Entry #5: "Hunger is a result of Poverty" 6/09/2011

Poverty is just one of the main problems in our society today especially in developing countries. I think that the increase in population is one of the causes of poverty. When the population increases the resources in the country becomes less to feed the excess amount of people. Poverty is a problem that can be fixed if we all work together. It may also even be controlled if society came to the realization that increasing their family and not having the money or space for it is a big contribution, we should be careful about our family plans. Poverty is only getting worst and if we don’t do something about it, our country will continue to get worse over the years.
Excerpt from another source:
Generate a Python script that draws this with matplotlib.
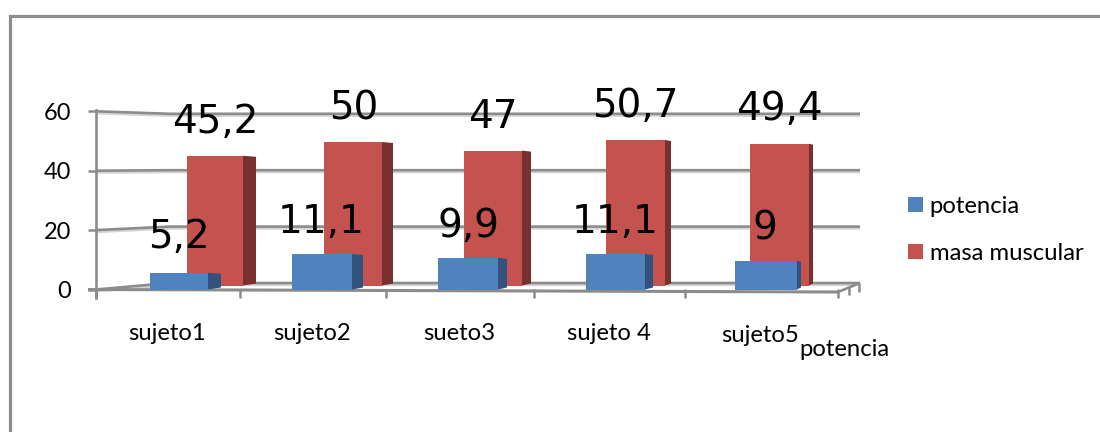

My transition to my paper:

Poverty is often over looked or missed in correlation to hunger. Hunger is a result of poverty. Producing more food is often sought as the more common and humane idea amongst many individuals to be able to solve world hunger. According to Josette Sheeran (2010) in her article, How to End Hunger, “food consumes up to 70 cents of every dollar earned.” People are starving not due to lack of accessibility of food, but because people simply cannot afford to buy food. While providing solutions to hunger using more efficient food production seems to be a noble endeavor, other problems lie in distribution, natural disasters, land ownership, recessions, inefficient use of land, and politics. Undertaking hunger directly by supplying additional generous contributions of food, or even finding ways to increase production, is only tackling the outer signs of poverty, not the core foundation. That is not to say that research to increasing food production should not be done, just that it should be recognized that the deeper problem of fighting the roots of poverty that causes hunger would allow better use of resources in the long term. Normal Borlaug, the 1970 Nobel Peace Prize winner, stated that, “Increasing food production, while necessary, is not sufficient alone to achieve food security . . . tens of millions need more food but do not have the purchasing power to buy it” (Sheeran, 2010). Resolving world hunger by only increasing food production and not dealing with core causes of hunger such as poverty will not ease the circumstances that created poverty in the first place. Poorer counties need to be taught how to produce their own food so that they can reduce their reliance upon other counties to decrease starvation in their country.